Il Giro delle Fiandre dei re
Una stessa bandiera, due popoli, usanze diverse, lingue diverse, poco in comune se non la nazionalità, il re e una tradizione di birre e cioccolato d'eccellenza. E il ciclismo. Sia Fiandre o Vallonia poco importa, la bicicletta è amore comune, stesso entusiasmo, ed è dettaglio ininfluente se anche nelle corse queste due regioni sono divise. Il Belgio a pedali inizia oggi il suo mese più importante, quello che lo porta al centro delle cronache e dell'attenzione mondiale. Aprile è tempo di grandi classiche e il Belgio è scenario privilegiato di imprese. Il primo atto sono i muri in pietra del Giro delle Fiandre, poi il calendario spingerà i corridori oltre confine, in quelle Fiandre che sono Francia solo per interposto confine, Parigi-Roubaix, e in Olanda, Amstel Gold Race, per chiudere nel Belgio vallone, con quel distico finale che narra delle côtes di Freccia Vallone e Liegi-Bastogne-Liegi.

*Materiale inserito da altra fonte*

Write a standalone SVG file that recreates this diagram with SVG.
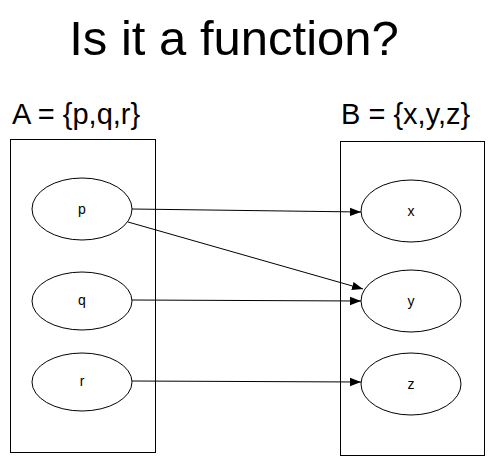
<svg xmlns="http://www.w3.org/2000/svg" width="494" height="457" viewBox="0 0 494 457">
<style>
.box{fill:none;stroke:#000;stroke-width:1}
.node ellipse{fill:#fff;stroke:#000;stroke-width:1}
.lbl{font-family:"Liberation Sans",Arial,sans-serif;font-size:14px;text-anchor:middle;fill:#000}
.set{font-family:"Liberation Sans",Arial,sans-serif;font-size:29px;fill:#000}
.title{font-family:"Liberation Sans",Arial,sans-serif;font-size:49px;text-anchor:middle;fill:#000}
.edge{stroke:#000;stroke-width:1;fill:none;marker-end:url(#ah)}
</style>
<defs>
<marker id="ah" viewBox="0 0 10 10" refX="10" refY="5" markerWidth="11" markerHeight="11" markerUnits="userSpaceOnUse" orient="auto">
<path d="M0,1.2 L10,5 L0,8.8 z" fill="#000"/>
</marker>
</defs>
<rect width="494" height="457" fill="#fff"/>
<text class="title" x="234" y="55">Is it a function?</text>
<text class="set" x="12" y="124">A = {p,q,r}</text>
<text class="set" x="341" y="124">B = {x,y,z}</text>
<g id="setA"><rect class="box" x="10.5" y="139.5" width="145" height="313"/></g>
<g id="setB"><rect class="box" x="340.5" y="141.5" width="144" height="314"/></g>
<g id="p" class="node"><ellipse cx="82" cy="209" rx="50" ry="31"/><text class="lbl" x="82" y="214">p</text></g>
<g id="q" class="node"><ellipse cx="82" cy="301" rx="50" ry="29"/><text class="lbl" x="82" y="305">q</text></g>
<g id="r" class="node"><ellipse cx="82" cy="382" rx="50" ry="29"/><text class="lbl" x="82" y="386">r</text></g>
<g id="x" class="node"><ellipse cx="411" cy="211" rx="50" ry="31"/><text class="lbl" x="411" y="216">x</text></g>
<g id="y" class="node"><ellipse cx="411" cy="301" rx="50" ry="31"/><text class="lbl" x="411" y="306">y</text></g>
<g id="z" class="node"><ellipse cx="411" cy="384" rx="50" ry="31"/><text class="lbl" x="411" y="389">z</text></g>
<g id="connectors">
<line class="edge" x1="132" y1="209" x2="361" y2="212"/>
<line class="edge" x1="128" y1="222" x2="363" y2="289"/>
<line class="edge" x1="132" y1="300" x2="361" y2="301"/>
<line class="edge" x1="132" y1="381" x2="361" y2="382"/>
</g>
</svg>
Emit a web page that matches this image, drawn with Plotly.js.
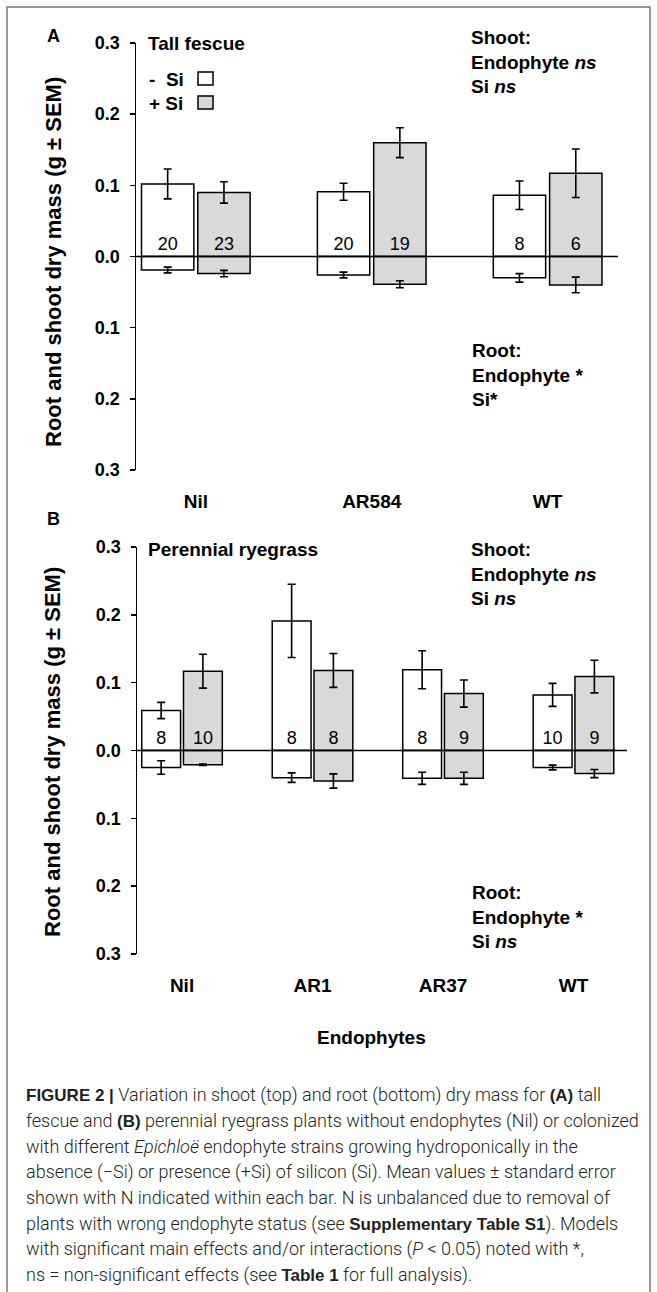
<!DOCTYPE html>
<html>
<head>
<meta charset="utf-8">
<script src="https://cdn.plot.ly/plotly-3.0.1.min.js"></script>
<style>
  html, body { margin: 0; padding: 0; background: #ffffff; }
  #chart { width: 657px; height: 1292px; }
</style>
</head>
<body>
<div id="chart"></div>
<script>
// ---------------- DATA ----------------
// Panel A: Tall fescue
const catsA = ['Nil', 'AR584', 'WT'];
const shootMinusA = [0.102, 0.091, 0.086];
const shootMinusSeA = [0.021, 0.012, 0.020];
const shootPlusA = [0.090, 0.160, 0.117];
const shootPlusSeA = [0.015, 0.021, 0.034];
const rootMinusA = [-0.019, -0.026, -0.030];
const rootMinusSeA = [0.004, 0.004, 0.006];
const rootPlusA = [-0.024, -0.039, -0.040];
const rootPlusSeA = [0.0045, 0.005, 0.011];
const nMinusA = [20, 20, 8];
const nPlusA = [23, 19, 6];

// Panel B: Perennial ryegrass
const catsB = ['Nil', 'AR1', 'AR37', 'WT'];
const shootMinusB = [0.059, 0.191, 0.119, 0.082];
const shootMinusSeB = [0.012, 0.054, 0.028, 0.017];
const shootPlusB = [0.117, 0.118, 0.084, 0.109];
const shootPlusSeB = [0.025, 0.025, 0.020, 0.024];
const rootMinusB = [-0.025, -0.040, -0.041, -0.025];
const rootMinusSeB = [0.010, 0.007, 0.009, 0.0035];
const rootPlusB = [-0.021, -0.045, -0.041, -0.034];
const rootPlusSeB = [0.001, 0.0105, 0.009, 0.006];
const nMinusB = [8, 8, 8, 10];
const nPlusB = [10, 8, 9, 9];

// Y tick labels (root values shown as absolute)
const yTickVals = [0.3, 0.2, 0.1, 0.0, -0.1, -0.2, -0.3];
const yTickText = ['0.3', '0.2', '0.1', '0.0', '0.1', '0.2', '0.3'];

// ---------------- STYLE ----------------
const W = 657, H = 1292;
const px = x => x / W;
const py = y => 1 - y / H;
const FONT = '"Liberation Sans", Arial, Helvetica, sans-serif';
const CAPFONT = 'Roboto, "Liberation Sans", Arial, sans-serif';
const WHITE = '#ffffff', GREY = '#d9d9d9';
const LINE = { color: '#000000', width: 1.5 };

function barTrace(x, y, se, fill, group, xa, ya, text) {
  const t = {
    type: 'bar', x: x, y: y, xaxis: xa, yaxis: ya,
    offsetgroup: group,
    marker: { color: fill, line: LINE },
    error_y: { type: 'data', array: se, visible: true, color: '#000', thickness: 1.6, width: 4 },
    showlegend: false, hoverinfo: 'skip'
  };
  if (text) {
    t.text = text.map(String);
    t.textposition = 'inside';
    t.insidetextanchor = 'start';
    t.textangle = 0;
    t.constraintext = 'none';
    t.insidetextfont = { family: FONT, size: 18, color: '#000' };
  }
  return t;
}

const data = [
  barTrace(catsA, shootMinusA, shootMinusSeA, WHITE, 'm', 'x', 'y', nMinusA),
  barTrace(catsA, shootPlusA, shootPlusSeA, GREY, 'p', 'x', 'y', nPlusA),
  barTrace(catsA, rootMinusA, rootMinusSeA, WHITE, 'm', 'x', 'y'),
  barTrace(catsA, rootPlusA, rootPlusSeA, GREY, 'p', 'x', 'y'),
  barTrace(catsB, shootMinusB, shootMinusSeB, WHITE, 'm', 'x2', 'y2', nMinusB),
  barTrace(catsB, shootPlusB, shootPlusSeB, GREY, 'p', 'x2', 'y2', nPlusB),
  barTrace(catsB, rootMinusB, rootMinusSeB, WHITE, 'm', 'x2', 'y2'),
  barTrace(catsB, rootPlusB, rootPlusSeB, GREY, 'p', 'x2', 'y2')
];

const yAxisBase = {
  range: [-0.3, 0.3], tickmode: 'array', tickvals: yTickVals, ticktext: yTickText,
  showline: true, linecolor: '#000', linewidth: 1.5,
  ticks: 'outside', ticklen: 5, tickwidth: 1.5, tickcolor: '#000',
  ticklabelstandoff: 6,
  showgrid: false, zeroline: false, automargin: false,
  tickfont: { family: FONT, size: 18, color: '#000', weight: 'bold' }
};
const xAxisBase = {
  type: 'category', showline: false, ticks: '', showgrid: false, zeroline: false,
  automargin: false, ticklabelstandoff: 18,
  tickfont: { family: FONT, size: 19, color: '#000', weight: 'bold' }
};

const layout = {
  width: W, height: H,
  margin: { l: 0, r: 0, t: 0, b: 0 },
  paper_bgcolor: '#fff', plot_bgcolor: 'rgba(0,0,0,0)',
  barmode: 'group', bargap: 0.36, bargroupgap: 0.07,
  showlegend: false,
  xaxis: Object.assign({}, xAxisBase, { domain: [px(136), px(618)], range: [-0.34, 2.40], anchor: 'y' }),
  yaxis: Object.assign({}, yAxisBase, { domain: [py(470), py(43)], anchor: 'x' }),
  xaxis2: Object.assign({}, xAxisBase, { domain: [px(137), px(627)], range: [-0.345, 3.41], anchor: 'y2' }),
  yaxis2: Object.assign({}, yAxisBase, { domain: [py(954), py(547)], anchor: 'x2' }),
  shapes: [
    // outer frame
    { type: 'rect', xref: 'paper', yref: 'paper', x0: px(7), x1: px(650), y0: -0.02, y1: py(7),
      line: { color: '#7a7a7a', width: 1.5 }, layer: 'below' },
    // zero lines drawn over the bars
    { type: 'line', xref: 'x domain', yref: 'y', x0: 0, x1: 1, y0: 0, y1: 0, line: { color: '#000', width: 1.5 }, layer: 'above' },
    { type: 'line', xref: 'x2 domain', yref: 'y2', x0: 0, x1: 1, y0: 0, y1: 0, line: { color: '#000', width: 1.5 }, layer: 'above' },
    // legend squares
    { type: 'rect', xref: 'paper', yref: 'paper', x0: px(198), x1: px(213), y0: py(85), y1: py(72),
      fillcolor: WHITE, line: { color: '#000', width: 1.5 } },
    { type: 'rect', xref: 'paper', yref: 'paper', x0: px(198), x1: px(213), y0: py(109), y1: py(96),
      fillcolor: GREY, line: { color: '#000', width: 1.5 } }
  ],
  annotations: []
};

function ann(text, x, y, opts) {
  return Object.assign({
    text: text, xref: 'paper', yref: 'paper', x: px(x), y: py(y),
    xanchor: 'left', yanchor: 'middle', showarrow: false, align: 'left',
    font: { family: FONT, size: 19, color: '#000', weight: 'bold' }
  }, opts || {});
}
const A = layout.annotations;
A.push(ann('A', 45, 36, { font: { family: FONT, size: 18, color: '#000', weight: 'bold' } }));
A.push(ann('B', 45, 519, { font: { family: FONT, size: 18, color: '#000', weight: 'bold' } }));
A.push(ann('Tall fescue', 146, 43));
A.push(ann('Perennial ryegrass', 146, 549));
A.push(ann('-  Si', 147, 79));
A.push(ann('+ Si', 147, 103));
A.push(ann('Shoot:<br>Endophyte <i>ns</i><br>Si <i>ns</i>', 469, 62));
A.push(ann('Root:<br>Endophyte *<br>Si*', 470, 375));
A.push(ann('Shoot:<br>Endophyte <i>ns</i><br>Si <i>ns</i>', 469, 574));
A.push(ann('Root:<br>Endophyte *<br>Si <i>ns</i>', 470, 917));
// y axis titles
const yTitle = 'Root and shoot dry mass (g ± SEM)';
const yTitleFont = { family: FONT, size: 22, color: '#000', weight: 'bold' };
A.push(ann(yTitle, 53, 262, { xanchor: 'center', textangle: -90, font: yTitleFont }));
A.push(ann(yTitle, 53, 752, { xanchor: 'center', textangle: -90, font: yTitleFont }));
// x axis title
A.push(ann('Endophytes', 371, 1037, { xanchor: 'center' }));

const B1 = '<span style="font-family:\'Liberation Sans\', Arial, sans-serif;font-weight:bold;font-size:17px">';
const B0 = '</span>';
const caption = [
  B1 + 'FIGURE 2 |' + B0 + ' Variation in shoot (top) and root (bottom) dry mass for ' + B1 + '(A)' + B0 + ' tall',
  'fescue and ' + B1 + '(B)' + B0 + ' perennial ryegrass plants without endophytes (Nil) or colonized',
  'with different <i>Epichloë</i> endophyte strains growing hydroponically in the',
  'absence (−Si) or presence (+Si) of silicon (Si). Mean values ± standard error',
  'shown with N indicated within each bar. N is unbalanced due to removal of',
  'plants with wrong endophyte status (see ' + B1 + 'Supplementary Table S1' + B0 + '). Models',
  'with significant main effects and/or interactions (<i>P</i> < 0.05) noted with *,',
  'ns = non-significant effects (see ' + B1 + 'Table 1' + B0 + ' for full analysis).'
];
caption.forEach((line, i) => {
  A.push(ann(line, 24, 1095 + i * 25.7, { font: { family: CAPFONT, size: 18, color: '#231f20', weight: 300 } }));
});

Plotly.newPlot('chart', data, layout, { staticPlot: true, displayModeBar: false });
</script>
</body>
</html>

L'aprile belga è attesa, strade attorno alle quali si riversano paesi interi, salitelle stipate di gente dal giorno prima, per assicurarsi il posto migliore per vedere scattare il proprio beniamino e un'attenzione mediatica che non ha eguali, paragonabile a quella che in Italia si ha per la partita più importante del campionato, quella che deciderà l'assegnazione dello scudetto. “Cose da matti”, disse al suo rientro in Italia Fiorenzo Magni dopo aver conquistato la sua prima Ronde (Ronde van Vlaanderen è il nome della corsa in neederlese) nel 1949: “Pedalavamo tra interi paesi che si erano schierati a bordo strada e oltre, tra applausi e urli di gioia, e quando superai i compagni di fuga vincendo la corsa ci fu il finimondo, un rumore incredibile, gente che mi accerchiava per un pacca sulla spalla e un complimento”.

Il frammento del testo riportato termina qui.